Fashion brands have been urged to keep their supply chains in Turkey despite the widespread risk of Syrian refugees being exploited in supplier factories.
The Business & Human Rights Resource Centre (BHRRC) said there was “talk of brands shifting their purchasing elsewhere” amid increasing scrutiny and criticism of supply chains in Turkey, but said responsible sourcing could provide decent work and valuable wages to Turks and Syrians.
Although a lot more needs to be done to fix the “endemic” exploitation of refugees, BHRRC said: “There is a real opportunity for international business to help bring greater prosperity and security to long-suffering refugees, and the Turkish communities who have welcomed them.”
The exploitation of refugees was brought to the public’s attention recently in a BBC Panorama expose that found child refugees working in factories supplying Marks & Spencer (M&S) and ASOS.
However, as early as December last year BHRRC was surveying fashion firms to find out how they were responding to the supply chain risk refugees in Turkey created. A subsequent report in February found few had engaged with the issue and fewer were taking pragmatic steps.
In a follow-up report BHRRC found there was still a “gulf” between those taking steps to eradicate exploitation and “a long tail of laggard brands”.
A survey received responses from brands including Adidas, Gap Inc, M&S and Primark, among others.
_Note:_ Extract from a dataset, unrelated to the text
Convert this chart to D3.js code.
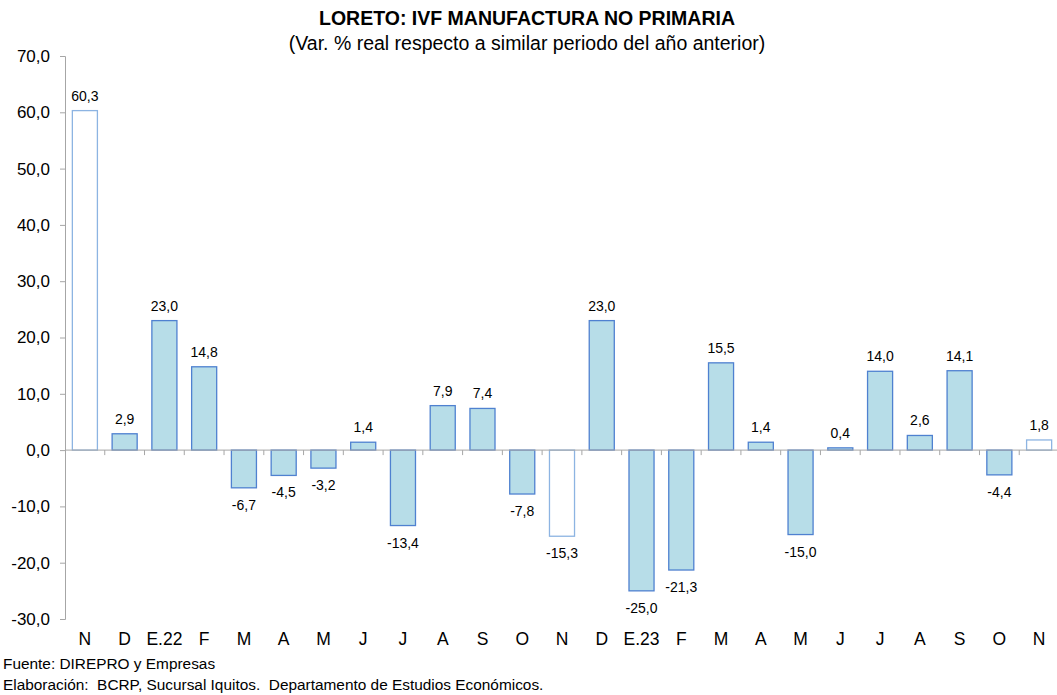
<!DOCTYPE html>
<html>
<head>
<meta charset="utf-8">
<script src="https://cdn.jsdelivr.net/npm/d3@7"></script>
<style>
  body { margin: 0; background: #fff; }
  svg { font-family: "Liberation Sans", Arial, sans-serif; }
</style>
</head>
<body>
<svg id="chart" width="1057" height="695"></svg>
<script>
// Month labels and values (Var. % real)
const months = ['N', 'D', 'E.22', 'F', 'M', 'A', 'M', 'J', 'J', 'A', 'S', 'O',
                'N', 'D', 'E.23', 'F', 'M', 'A', 'M', 'J', 'J', 'A', 'S', 'O', 'N'];
const values = [60.3, 2.9, 23.0, 14.8, -6.7, -4.5, -3.2, 1.4, -13.4, 7.9, 7.4, -7.8,
                -15.3, 23.0, -25.0, -21.3, 15.5, 1.4, -15.0, 0.4, 14.0, 2.6, 14.1, -4.4, 1.8];
// November bars are drawn hollow
const hollow = [0, 12, 24];
const yTicks = [-30, -20, -10, 0, 10, 20, 30, 40, 50, 60, 70];

const svg = d3.select('#chart');
const fmt = v => v.toFixed(1).replace('.', ',');

const x = d3.scaleBand()
    .domain(d3.range(months.length))
    .range([65, 1059])
    .paddingInner(0.37)
    .paddingOuter(0.185);

const y = d3.scaleLinear()
    .domain([-30, 70])
    .range([619, 56]);

// Title
svg.append('text')
    .attr('x', 527).attr('y', 25)
    .attr('text-anchor', 'middle')
    .style('font-size', '19.5px').style('font-weight', 'bold')
    .text('LORETO: IVF MANUFACTURA NO PRIMARIA');
svg.append('text')
    .attr('x', 527).attr('y', 50)
    .attr('text-anchor', 'middle')
    .style('font-size', '19.5px')
    .text('(Var. % real respecto a similar periodo del año anterior)');

// Y axis
const yAxis = svg.append('g')
    .attr('transform', 'translate(65,0)')
    .call(d3.axisLeft(y).tickValues(yTicks).tickSize(5).tickPadding(10).tickFormat(fmt));
yAxis.select('.domain').attr('stroke', '#a6a6a6');
yAxis.selectAll('.tick line').attr('stroke', '#a6a6a6');
yAxis.selectAll('.tick text')
    .style('font-size', '17px').style('font-family', '"Liberation Sans", Arial, sans-serif')
    .attr('fill', '#000');

// Bars
svg.selectAll('rect.bar')
    .data(values)
  .enter().append('rect')
    .attr('class', 'bar')
    .attr('x', (d, i) => x(i))
    .attr('y', d => y(Math.max(0, d)))
    .attr('width', x.bandwidth())
    .attr('height', d => Math.abs(y(d) - y(0)))
    .attr('fill', (d, i) => hollow.includes(i) ? '#ffffff' : '#b7dde8')
    .attr('stroke', (d, i) => hollow.includes(i) ? '#8db4e2' : '#4f81d0')
    .attr('stroke-width', 1.3);

// Zero line with separator ticks
const step = x.step();
svg.append('line')
    .attr('x1', 65).attr('x2', 1057)
    .attr('y1', y(0)).attr('y2', y(0))
    .attr('stroke', '#a6a6a6');
svg.selectAll('line.sep')
    .data(d3.range(1, months.length))
  .enter().append('line')
    .attr('class', 'sep')
    .attr('x1', i => x(i) - step * 0.185).attr('x2', i => x(i) - step * 0.185)
    .attr('y1', y(0)).attr('y2', y(0) + 5)
    .attr('stroke', '#a6a6a6');

// Value labels
svg.selectAll('text.value')
    .data(values)
  .enter().append('text')
    .attr('class', 'value')
    .attr('x', (d, i) => x(i) + x.bandwidth() / 2)
    .attr('y', d => d >= 0 ? y(d) - 10 : y(d) + 22)
    .attr('text-anchor', 'middle')
    .style('font-size', '14px')
    .text(fmt);

// Month labels
svg.selectAll('text.month')
    .data(months)
  .enter().append('text')
    .attr('class', 'month')
    .attr('x', (d, i) => x(i) + x.bandwidth() / 2)
    .attr('y', 645)
    .attr('text-anchor', 'middle')
    .style('font-size', '17.5px')
    .text(d => d);

// Footer
svg.append('text')
    .attr('x', 3).attr('y', 669)
    .style('font-size', '15.4px')
    .text('Fuente: DIREPRO y Empresas');
svg.append('text')
    .attr('x', 3).attr('y', 690)
    .style('font-size', '15.4px')
    .attr('xml:space', 'preserve')
    .text('Elaboración:  BCRP, Sucursal Iquitos.  Departamento de Estudios Económicos.');
</script>
</body>
</html>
It found around half of brands that responded are taking some form of targeted action on Syrian refugees in Turkey, compared to only a handful in February, and just over half now expect suppliers to help unregistered refugees obtain work permits when detected.
However, only three brands, Next, New Look and Mothercare, were singled out as having detailed remediation policies in place for when unregistered refugees were found in their supply chains.
The report also said many firms’ auditing practices were not fit for purpose, and said buyers needed to be more aware of the risk of unauthorised subcontracting.
Only nine out of 28 brands admitted detecting unregistered refugees. Although this was an increase compared to four in February, BHRRC said its own research had found widespread exploitation of refugees, particularly in second and third tier suppliers.
“It is clear that the oversight most brands have beyond their first tier, and the quality of information that audits reveal, is not sufficient to detect serious compliance issues,” BHRRC said.
The two companies named in the recent Panorama expose, M&S and ASOS, were among those who reported finding refuges in their supply chains to BHRRC earlier this year.
BHRRC accepted there were problems with the work permit system introduced by the Turkish government earlier this year. The Foreign Trade Association estimated only 7,000 Syrians have work permits and 400,000 are working illegally across the agricultural, apparel and textiles industries.
However, it added that brands still needed to make it clear to suppliers that they would not be penalised or dropped for admitting they had unregistered migrants in their workforce, and they should place “clear expectations on suppliers to support refugees to secure a work permit and protect children found to be working in factories”.
BHRRC estimates almost 3m Syrian refugees have fled to Turkey. The US State Department estimates that 1m Syrian refugees entered Turkey between April 2015 and March 2016, alongside hundreds of thousands of refugees from other countries.